This article is designed to secure the abolition of slavery and all forms of servitude, wherever they might still persist.
The historical treatment of the institution of slavery does not pertain to our present thesis. But it is necessary, for the proper appreciation of the attitude of Islam towards slavery, to cast a cursory glance at the incidence of this ancient institution as it flourished in pre-Islamic Arabia, and then to consider to what degree Islam sought to eliminate, modify or reform it.

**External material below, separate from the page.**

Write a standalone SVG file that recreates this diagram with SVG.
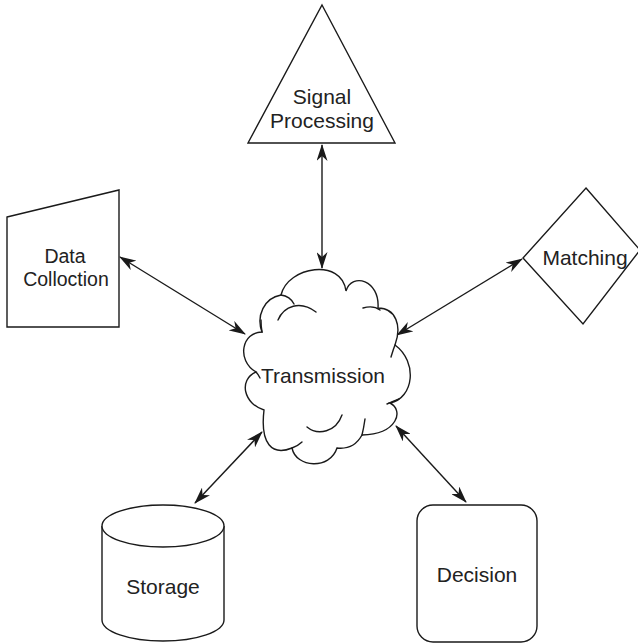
<svg xmlns="http://www.w3.org/2000/svg" width="638" height="643" viewBox="0 0 638 643">
  <style>
    .shape { fill: #ffffff; stroke: #1a1a1a; stroke-width: 1.4; stroke-linejoin: miter; }
    .curl { fill: none; stroke: #1a1a1a; stroke-width: 1.4; stroke-linecap: round; }
    .label { font-family: "Liberation Sans", Arial, Helvetica, sans-serif; font-size: 21px; fill: #222222; text-anchor: middle; }
    .link { fill: none; stroke: #1a1a1a; stroke-width: 1.4; marker-start: url(#head); marker-end: url(#head); }
  </style>
  <defs>
    <marker id="head" viewBox="0 0 17 11" refX="16" refY="5.5" markerWidth="17" markerHeight="11" markerUnits="userSpaceOnUse" orient="auto-start-reverse">
      <path d="M0,0 L17,5.5 L0,11 L5,5.5 Z" fill="#1a1a1a"/>
    </marker>
  </defs>
  <rect width="638" height="643" fill="#ffffff"/>

  <!-- connectors: every link is two-way -->
  <g id="connectors">
    <line class="link" x1="322" y1="145" x2="322" y2="268"/>
    <line class="link" x1="120" y1="257" x2="245" y2="334"/>
    <line class="link" x1="522" y1="259" x2="397" y2="335"/>
    <line class="link" x1="262" y1="432" x2="195" y2="503"/>
    <line class="link" x1="396" y1="426" x2="466" y2="502"/>
  </g>

  <g id="signal-processing">
    <polygon class="shape" points="322,5 395,143 248,143"/>
    <text class="label" x="322" y="104">Signal</text>
    <text class="label" x="322" y="128">Processing</text>
  </g>

  <g id="data-collection">
    <polygon class="shape" points="7,217 119,190 119,327 7,327"/>
    <text class="label" x="65" y="263" style="font-size:19.5px">Data</text>
    <text class="label" x="66" y="286" style="font-size:19.5px">Colloction</text>
  </g>

  <g id="matching">
    <polygon class="shape" points="586,188 640,250 583,324 523,258"/>
    <text class="label" x="585" y="265">Matching</text>
  </g>

  <g id="transmission">
    <!-- cloud outline built from bumps -->
    <path class="shape" d="M281,295
      C288,266 342,258 346,291
      C352,272 380,280 378,308
      C396,308 402,326 395,345
      C418,362 414,398 390,403
      C404,410 398,434 362,435
      C356,446 346,449 337,448
      C330,470 296,468 292,448
      C272,456 260,444 264,410
      C244,404 238,380 256,372
      C236,360 242,332 262,332
      C256,316 264,298 281,295 Z"/>
    <!-- inner curls and overlaps -->
    <path class="curl" d="M278,320 C284,306 300,300 316,312"/>
    <path class="curl" d="M281,295 C288,296 292,300 294,304"/>
    <path class="curl" d="M363,308 C370,306 376,307 380,310"/>
    <path class="curl" d="M395,345 C393,350 392,354 391,357"/>
    <path class="curl" d="M387,404 C392,402 396,400 399,399"/>
    <path class="curl" d="M365,419 C364,426 363,431 362,435"/>
    <path class="curl" d="M307,427 C318,436 336,432 342,415"/>
    <path class="curl" d="M292,448 C297,446 300,444 302,442"/>
    <path class="curl" d="M256,372 C258,374 259,376 260,378"/>
    <path class="curl" d="M262,332 C261,327 261,323 261,320"/>
    <text class="label" x="323" y="383">Transmission</text>
  </g>

  <g id="storage">
    <path class="shape" d="M102,526 L102,620 A61,21 0 0 0 224,620 L224,526"/>
    <ellipse class="shape" cx="163" cy="526" rx="61" ry="21"/>
    <text class="label" x="163" y="594">Storage</text>
  </g>

  <g id="decision">
    <rect class="shape" x="417" y="505" width="120" height="137" rx="16" ry="16"/>
    <text class="label" x="477" y="582">Decision</text>
  </g>
</svg>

In pre-Islamic Arabia slavery flourished unchecked and the lot of the slave was miserable in the extreme. The master possessed and exercised the power of life and death over the slave. That this was so everywhere did not make it any more endurable for those who were subjected to its rigours.
One source of recruitment into the ranks of those held in bondage was capture in war or in tribal raids. Prisoners of war were in no better case. Those who were not exchanged or ransomed were generally put to the sword, but if spared, were held in slavery.
Islam prohibited slave-driving raids altogether, made aggressive war unlawful, improved out of recognition the lot of prisoners of war taken in defensive fighting by instituting regulations which should secure not only humane but civilized and liberal treatment of them, and set up values and standards which, if they had been persisted in, would have secured the abolition of the institution of slavery within a comparatively short period.
The Prophet’s own attitude towards slavery is well-known. After his marriage with Khadeejah, who was wealthy in her own right, while the Prophet (the event took place fifteen years before he received the Divine call) owned practically nothing at all, she placed all that she owned at his disposal. He distributed the greater part of her property to the poor and freed all her slaves. One young man, Zaid, chose voluntarily to stay with him and to serve him. After a time his father and uncle tracked him to Mecca and offered to purchase his freedom. The Prophet explained that Zaid was free and could go with them if he so wished, and that there was no question of any payment. Zaid, however, refused to go with them pointing out to them that he was much happier where he was than he would be at home with his parents.
Later, the Prophet procured the hand of his first cousin Zainab b. Jahsh, for Zaid, though the marriage did not prove lasting and ended in divorce. Zaid, however, continued to be a devoted follower of the Prophet and suffered martyrdom like so many others in the cause of Islam. After Zaid’s death the Prophet continued to bestow deep affection on his son, Usamah. During the time of ‘Umar, the second Khalifah, his son, Abdullah, once asked his father why the latter had rated Usamah higher than Abdullah in a particular case, despite the fact that he had served Islam with greater distinction than had Usamah. “For the reason, son, that Usamah’s father and Usamah were dearer to the Prophet than thy father and thee,” was the reply of ‘Umar!
Throughout his life the Prophet never owned any slave, as the institution of slavery and anything savouring of it were repugnant to him.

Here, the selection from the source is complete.